• _Supplied data_
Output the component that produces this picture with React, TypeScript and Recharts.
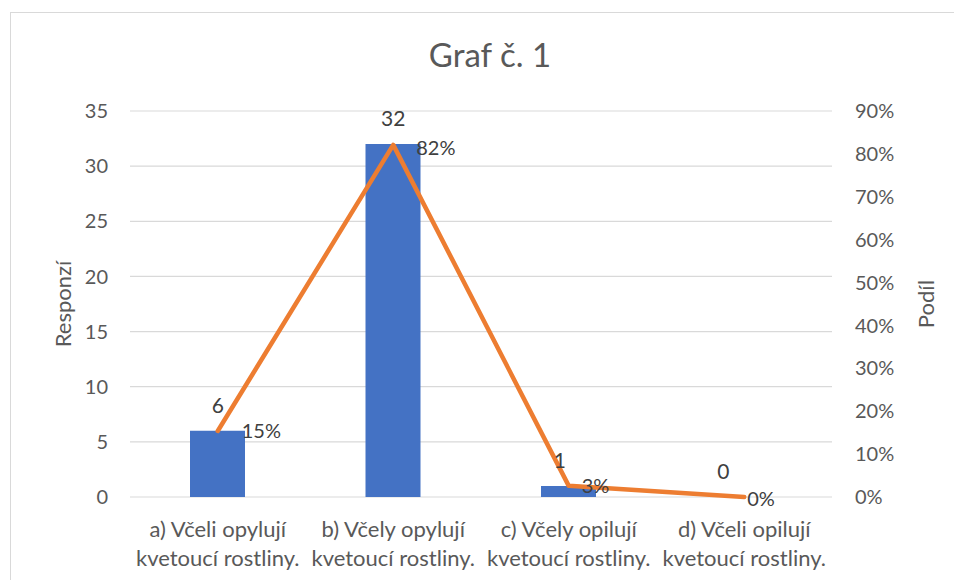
import React from 'react';
import {
  ComposedChart,
  Bar,
  Line,
  XAxis,
  YAxis,
  CartesianGrid,
  LabelList
} from 'recharts';

// data
const categories = [
  'a) Včeli opylují\nkvetoucí rostliny.',
  'b) Včely opylují\nkvetoucí rostliny.',
  'c) Včely opilují\nkvetoucí rostliny.',
  'd) Včeli opilují\nkvetoucí rostliny.'
];
const responses = [6, 32, 1, 0];
const shares = [0.154, 0.821, 0.026, 0];

const leftTicks = [0, 5, 10, 15, 20, 25, 30, 35];
const rightTicks = [0, 0.1, 0.2, 0.3, 0.4, 0.5, 0.6, 0.7, 0.8, 0.9];

// label nudges (Excel moves some labels around to avoid overlaps)
const barLabelShift = [
  { dx: 0, dy: -25 },
  { dx: 0, dy: -25 },
  { dx: -9, dy: -25 },
  { dx: -21, dy: -25 }
];
const lineLabelShift = [
  { dx: 24, dy: 0 },
  { dx: 23, dy: 3 },
  { dx: 13, dy: 0 },
  { dx: 3, dy: 2 }
];

const FONT = 'Lato, "Open Sans", sans-serif';
const AXIS_TEXT = '#595959';
const LABEL_TEXT = '#404040';

const chartData = categories.map((name, i) => ({
  name,
  responses: responses[i],
  share: shares[i]
}));

const pct = (v: number) => `${Math.round(v * 100)}%`;

const CategoryTick = (props: any) => {
  const { x, y, payload } = props;
  const lines = String(payload.value).split('\n');
  return (
    <text x={x} y={y} textAnchor="middle" fill={AXIS_TEXT} fontSize={22} fontFamily={FONT}>
      <tspan x={x} dy={40}>{lines[0]}</tspan>
      <tspan x={x} dy={29}>{lines[1]}</tspan>
    </text>
  );
};

const BarValueLabel = (props: any) => {
  const { x, y, value, index } = props;
  const s = barLabelShift[index] || { dx: 0, dy: -25 };
  return (
    <text
      x={x + s.dx}
      y={y + s.dy}
      dy="0.35em"
      textAnchor="middle"
      fill={LABEL_TEXT}
      fontSize={21}
      fontFamily={FONT}
    >
      {value}
    </text>
  );
};

const ShareLabel = (props: any) => {
  const { x, y, value, index } = props;
  const s = lineLabelShift[index] || { dx: 20, dy: 0 };
  return (
    <text
      x={x + s.dx}
      y={y + s.dy}
      dy="0.35em"
      textAnchor="start"
      fill={LABEL_TEXT}
      fontSize={20}
      fontFamily={FONT}
    >
      {pct(value)}
    </text>
  );
};

const axisTitle: React.CSSProperties = {
  position: 'absolute',
  top: 304,
  transform: 'translate(-50%, -50%) rotate(-90deg)',
  fontSize: 22,
  color: AXIS_TEXT,
  whiteSpace: 'nowrap'
};

export default function App() {
  return (
    <div
      style={{
        position: 'fixed',
        left: 0,
        top: 0,
        width: 954,
        height: 580,
        background: '#fff',
        overflow: 'hidden',
        fontFamily: FONT
      }}
    >
      <div
        style={{
          position: 'absolute',
          left: 10,
          top: 12,
          width: 1000,
          height: 1000,
          border: '1px solid #d9d9d9'
        }}
      />
      <div
        style={{
          position: 'absolute',
          left: 0,
          width: 980,
          top: 34,
          textAlign: 'center',
          fontSize: 33,
          color: AXIS_TEXT
        }}
      >
        Graf č. 1
      </div>
      <div style={{ ...axisTitle, left: 62 }}>Responzí</div>
      <div style={{ ...axisTitle, left: 925 }}>Podíl</div>
      <div style={{ position: 'absolute', left: 0, top: 0 }}>
        <ComposedChart
          width={954}
          height={580}
          data={chartData}
          margin={{ top: 111, right: 42, bottom: 13, left: 60 }}
        >
          <CartesianGrid vertical={false} stroke="#d9d9d9" strokeWidth={1.2} yAxisId="left" />
          <XAxis
            dataKey="name"
            axisLine={false}
            tickLine={false}
            tickSize={0}
            tickMargin={0}
            height={70}
            interval={0}
            tick={<CategoryTick />}
          />
          <YAxis
            yAxisId="left"
            domain={[0, 35]}
            ticks={leftTicks}
            width={70}
            axisLine={false}
            tickLine={false}
            tickSize={0}
            tickMargin={22}
            tick={{ fill: AXIS_TEXT, fontSize: 20, fontFamily: FONT }}
          />
          <YAxis
            yAxisId="right"
            orientation="right"
            domain={[0, 0.9]}
            ticks={rightTicks}
            width={80}
            axisLine={false}
            tickLine={false}
            tickSize={0}
            tickMargin={23}
            tickFormatter={pct}
            tick={{ fill: AXIS_TEXT, fontSize: 20, fontFamily: FONT, textAnchor: 'start' }}
          />
          <Bar
            yAxisId="left"
            dataKey="responses"
            fill="#4472C4"
            barSize={55}
            isAnimationActive={false}
          />
          {/* invisible carrier so every bar value (including 0) gets its label */}
          <Line
            yAxisId="left"
            dataKey="responses"
            stroke="none"
            dot={false}
            activeDot={false}
            legendType="none"
            isAnimationActive={false}
          >
            <LabelList dataKey="responses" content={<BarValueLabel />} />
          </Line>
          <Line
            yAxisId="right"
            dataKey="share"
            type="linear"
            stroke="#ED7D31"
            strokeWidth={4.5}
            strokeLinecap="round"
            strokeLinejoin="round"
            dot={false}
            activeDot={false}
            isAnimationActive={false}
          >
            <LabelList dataKey="share" content={<ShareLabel />} />
          </Line>
        </ComposedChart>
      </div>
    </div>
  );
}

• _Short problem_
Your task is to reproduce exactly the lines from the start of the data above through the line containing "0.7, 0.8, 0.9];", leaving every picture out.

• _Finished answer_
Output the component that produces this picture with React, TypeScript and Recharts.
import React from 'react';
import {
  ComposedChart,
  Bar,
  Line,
  XAxis,
  YAxis,
  CartesianGrid,
  LabelList
} from 'recharts';

// data
const categories = [
  'a) Včeli opylují\nkvetoucí rostliny.',
  'b) Včely opylují\nkvetoucí rostliny.',
  'c) Včely opilují\nkvetoucí rostliny.',
  'd) Včeli opilují\nkvetoucí rostliny.'
];
const responses = [6, 32, 1, 0];
const shares = [0.154, 0.821, 0.026, 0];

const leftTicks = [0, 5, 10, 15, 20, 25, 30, 35];
const rightTicks = [0, 0.1, 0.2, 0.3, 0.4, 0.5, 0.6, 0.7, 0.8, 0.9];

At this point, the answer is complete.